** start of Recorded data **

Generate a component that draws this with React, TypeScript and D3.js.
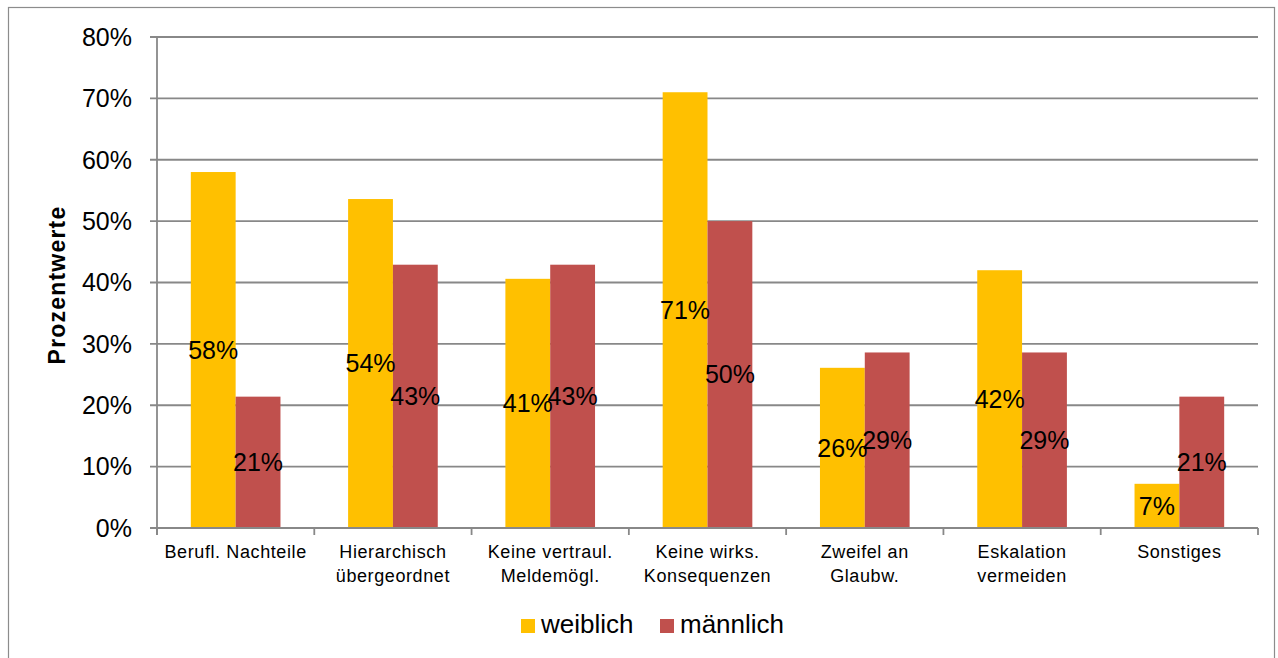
import React, { useEffect, useRef } from 'react'
import * as d3 from 'd3'

const categories = [
  ['Berufl. Nachteile'],
  ['Hierarchisch', 'übergeordnet'],
  ['Keine vertraul.', 'Meldemögl.'],
  ['Keine wirks.', 'Konsequenzen'],
  ['Zweifel an', 'Glaubw.'],
  ['Eskalation', 'vermeiden'],
  ['Sonstiges'],
]
const weiblich = [58.0, 53.6, 40.6, 71.0, 26.1, 42.0, 7.2]
const maennlich = [21.4, 42.9, 42.9, 50.0, 28.6, 28.6, 21.4]
const seriesNames = ['weiblich', 'männlich']
const colors = ['#FFC000', '#C0504D']
const yTicks = [0, 10, 20, 30, 40, 50, 60, 70, 80]

const W = 1278
const H = 658

const App = () => {
  const ref = useRef<SVGSVGElement>(null)

  useEffect(() => {
    draw()
  })

  const draw = () => {
    const svg = d3.select(ref.current)
    svg.selectAll('*').remove()
    const font = '"Liberation Sans", Arial, sans-serif'

    // outer frame
    svg
      .append('rect')
      .attr('x', 8.5)
      .attr('y', 7.5)
      .attr('width', 1266)
      .attr('height', 660)
      .attr('fill', '#fff')
      .attr('stroke', '#8c8c8c')
      .attr('stroke-width', 1.2)

    const left = 157
    const right = 1258
    const top = 37
    const bottom = 528

    const x = d3
      .scaleBand()
      .domain(categories.map((_, i) => String(i)))
      .range([left, right])
      .paddingInner(0.43)
      .paddingOuter(0.215)
    const xs = d3.scaleBand().domain(['0', '1']).range([0, x.bandwidth()])
    const y = d3.scaleLinear().domain([0, 80]).range([bottom, top])

    const step = (right - left) / categories.length

    // gridlines
    svg
      .append('g')
      .selectAll('line')
      .data(yTicks)
      .join('line')
      .attr('x1', left - 7)
      .attr('x2', right)
      .attr('y1', (d) => y(d))
      .attr('y2', (d) => y(d))
      .attr('stroke', '#888')
      .attr('stroke-width', 1.8)

    // y labels
    svg
      .append('g')
      .selectAll('text')
      .data(yTicks)
      .join('text')
      .attr('x', 132)
      .attr('y', (d) => y(d))
      .attr('dy', '0.35em')
      .attr('text-anchor', 'end')
      .attr('font-family', font)
      .attr('font-size', 25)
      .attr('fill', '#000')
      .text((d) => d + '%')

    // bars
    const data = [weiblich, maennlich]
    data.forEach((vals, s) => {
      svg
        .append('g')
        .selectAll('rect')
        .data(vals)
        .join('rect')
        .attr('x', (_, i) => (x(String(i)) as number) + (xs(String(s)) as number))
        .attr('y', (d) => y(d))
        .attr('width', xs.bandwidth())
        .attr('height', (d) => bottom - y(d))
        .attr('fill', colors[s])
    })

    // axes lines
    svg
      .append('line')
      .attr('x1', left)
      .attr('x2', left)
      .attr('y1', top)
      .attr('y2', bottom + 7)
      .attr('stroke', '#888')
      .attr('stroke-width', 1.8)
    svg
      .append('line')
      .attr('x1', left - 7)
      .attr('x2', right)
      .attr('y1', bottom)
      .attr('y2', bottom)
      .attr('stroke', '#888')
      .attr('stroke-width', 1.8)
    // x ticks at boundaries
    svg
      .append('g')
      .selectAll('line')
      .data(d3.range(categories.length + 1))
      .join('line')
      .attr('x1', (i) => left + i * step)
      .attr('x2', (i) => left + i * step)
      .attr('y1', bottom)
      .attr('y2', bottom + 7)
      .attr('stroke', '#888')
      .attr('stroke-width', 1.8)

    // value labels
    data.forEach((vals, s) => {
      svg
        .append('g')
        .selectAll('text')
        .data(vals)
        .join('text')
        .attr('x', (_, i) => (x(String(i)) as number) + (xs(String(s)) as number) + xs.bandwidth() / 2)
        .attr('y', (d) => (y(d) + bottom) / 2)
        .attr('dy', '0.35em')
        .attr('text-anchor', 'middle')
        .attr('font-family', font)
        .attr('font-size', 25)
        .attr('fill', '#000')
        .text((d) => Math.round(d) + '%')
    })

    // x labels
    const xl = svg
      .append('g')
      .selectAll('text')
      .data(categories)
      .join('text')
      .attr('x', (_, i) => (x(String(i)) as number) + x.bandwidth() / 2)
      .attr('y', 558)
      .attr('text-anchor', 'middle')
      .attr('font-family', font)
      .attr('font-size', 18)
      .attr('letter-spacing', 0.6)
      .attr('fill', '#000')
    xl.selectAll('tspan')
      .data((d) => d)
      .join('tspan')
      .attr('x', function () {
        return (this.parentNode as SVGTextElement).getAttribute('x')
      })
      .attr('dy', (_, j) => (j === 0 ? 0 : 24))
      .text((d) => d)

    // y title
    svg
      .append('text')
      .attr('transform', 'translate(65,285) rotate(-90)')
      .attr('text-anchor', 'middle')
      .attr('font-family', font)
      .attr('font-size', 23)
      .attr('font-weight', 'bold')
      .attr('letter-spacing', 1.2)
      .attr('fill', '#000')
      .text('Prozentwerte')

    // legend
    const legendX = [521, 660]
    seriesNames.forEach((name, s) => {
      svg
        .append('rect')
        .attr('x', legendX[s])
        .attr('y', 619)
        .attr('width', 14)
        .attr('height', 14)
        .attr('fill', colors[s])
      svg
        .append('text')
        .attr('x', legendX[s] + 20)
        .attr('y', 633)
        .attr('font-family', font)
        .attr('font-size', 26)
        .attr('fill', '#000')
        .text(name)
    })
  }

  return (
    <svg
      ref={ref}
      width={W}
      height={H}
      style={{ position: 'absolute', left: 0, top: 0 }}
    />
  )
}

export default App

** end of Recorded data **

Leave out all pictures, then copy the remaining material exactly.

* **Result of the task**
Generate a component that draws this with React, TypeScript and D3.js.
import React, { useEffect, useRef } from 'react'
import * as d3 from 'd3'

const categories = [
  ['Berufl. Nachteile'],
  ['Hierarchisch', 'übergeordnet'],
  ['Keine vertraul.', 'Meldemögl.'],
  ['Keine wirks.', 'Konsequenzen'],
  ['Zweifel an', 'Glaubw.'],
  ['Eskalation', 'vermeiden'],
  ['Sonstiges'],
]
const weiblich = [58.0, 53.6, 40.6, 71.0, 26.1, 42.0, 7.2]
const maennlich = [21.4, 42.9, 42.9, 50.0, 28.6, 28.6, 21.4]
const seriesNames = ['weiblich', 'männlich']
const colors = ['#FFC000', '#C0504D']
const yTicks = [0, 10, 20, 30, 40, 50, 60, 70, 80]

const W = 1278
const H = 658

const App = () => {
  const ref = useRef<SVGSVGElement>(null)

  useEffect(() => {
    draw()
  })

  const draw = () => {
    const svg = d3.select(ref.current)
    svg.selectAll('*').remove()
    const font = '"Liberation Sans", Arial, sans-serif'

    // outer frame
    svg
      .append('rect')
      .attr('x', 8.5)
      .attr('y', 7.5)
      .attr('width', 1266)
      .attr('height', 660)
      .attr('fill', '#fff')
      .attr('stroke', '#8c8c8c')
      .attr('stroke-width', 1.2)

    const left = 157
    const right = 1258
    const top = 37
    const bottom = 528

    const x = d3
      .scaleBand()
      .domain(categories.map((_, i) => String(i)))
      .range([left, right])
      .paddingInner(0.43)
      .paddingOuter(0.215)
    const xs = d3.scaleBand().domain(['0', '1']).range([0, x.bandwidth()])
    const y = d3.scaleLinear().domain([0, 80]).range([bottom, top])

    const step = (right - left) / categories.length

    // gridlines
    svg
      .append('g')
      .selectAll('line')
      .data(yTicks)
      .join('line')
      .attr('x1', left - 7)
      .attr('x2', right)
      .attr('y1', (d) => y(d))
      .attr('y2', (d) => y(d))
      .attr('stroke', '#888')
      .attr('stroke-width', 1.8)

    // y labels
    svg
      .append('g')
      .selectAll('text')
      .data(yTicks)
      .join('text')
      .attr('x', 132)
      .attr('y', (d) => y(d))
      .attr('dy', '0.35em')
      .attr('text-anchor', 'end')
      .attr('font-family', font)
      .attr('font-size', 25)
      .attr('fill', '#000')
      .text((d) => d + '%')

    // bars
    const data = [weiblich, maennlich]
    data.forEach((vals, s) => {
      svg
        .append('g')
        .selectAll('rect')
        .data(vals)
        .join('rect')
        .attr('x', (_, i) => (x(String(i)) as number) + (xs(String(s)) as number))
        .attr('y', (d) => y(d))
        .attr('width', xs.bandwidth())
        .attr('height', (d) => bottom - y(d))
        .attr('fill', colors[s])
    })

    // axes lines
    svg
      .append('line')
      .attr('x1', left)
      .attr('x2', left)
      .attr('y1', top)
      .attr('y2', bottom + 7)
      .attr('stroke', '#888')
      .attr('stroke-width', 1.8)
    svg
      .append('line')
      .attr('x1', left - 7)
      .attr('x2', right)
      .attr('y1', bottom)
      .attr('y2', bottom)
      .attr('stroke', '#888')
      .attr('stroke-width', 1.8)
    // x ticks at boundaries
    svg
      .append('g')
      .selectAll('line')
      .data(d3.range(categories.length + 1))
      .join('line')
      .attr('x1', (i) => left + i * step)
      .attr('x2', (i) => left + i * step)
      .attr('y1', bottom)
      .attr('y2', bottom + 7)
      .attr('stroke', '#888')
      .attr('stroke-width', 1.8)

    // value labels
    data.forEach((vals, s) => {
      svg
        .append('g')
        .selectAll('text')
        .data(vals)
        .join('text')
        .attr('x', (_, i) => (x(String(i)) as number) + (xs(String(s)) as number) + xs.bandwidth() / 2)
        .attr('y', (d) => (y(d) + bottom) / 2)
        .attr('dy', '0.35em')
        .attr('text-anchor', 'middle')
        .attr('font-family', font)
        .attr('font-size', 25)
        .attr('fill', '#000')
        .text((d) => Math.round(d) + '%')
    })

    // x labels
    const xl = svg
      .append('g')
      .selectAll('text')
      .data(categories)
      .join('text')
      .attr('x', (_, i) => (x(String(i)) as number) + x.bandwidth() / 2)
      .attr('y', 558)
      .attr('text-anchor', 'middle')
      .attr('font-family', font)
      .attr('font-size', 18)
      .attr('letter-spacing', 0.6)
      .attr('fill', '#000')
    xl.selectAll('tspan')
      .data((d) => d)
      .join('tspan')
      .attr('x', function () {
        return (this.parentNode as SVGTextElement).getAttribute('x')
      })
      .attr('dy', (_, j) => (j === 0 ? 0 : 24))
      .text((d) => d)

    // y title
    svg
      .append('text')
      .attr('transform', 'translate(65,285) rotate(-90)')
      .attr('text-anchor', 'middle')
      .attr('font-family', font)
      .attr('font-size', 23)
      .attr('font-weight', 'bold')
      .attr('letter-spacing', 1.2)
      .attr('fill', '#000')
      .text('Prozentwerte')

    // legend
    const legendX = [521, 660]
    seriesNames.forEach((name, s) => {
      svg
        .append('rect')
        .attr('x', legendX[s])
        .attr('y', 619)
        .attr('width', 14)
        .attr('height', 14)
        .attr('fill', colors[s])
      svg
        .append('text')
        .attr('x', legendX[s] + 20)
        .attr('y', 633)
        .attr('font-family', font)
        .attr('font-size', 26)
        .attr('fill', '#000')
        .text(name)
    })
  }

  return (
    <svg
      ref={ref}
      width={W}
      height={H}
      style={{ position: 'absolute', left: 0, top: 0 }}
    />
  )
}

export default App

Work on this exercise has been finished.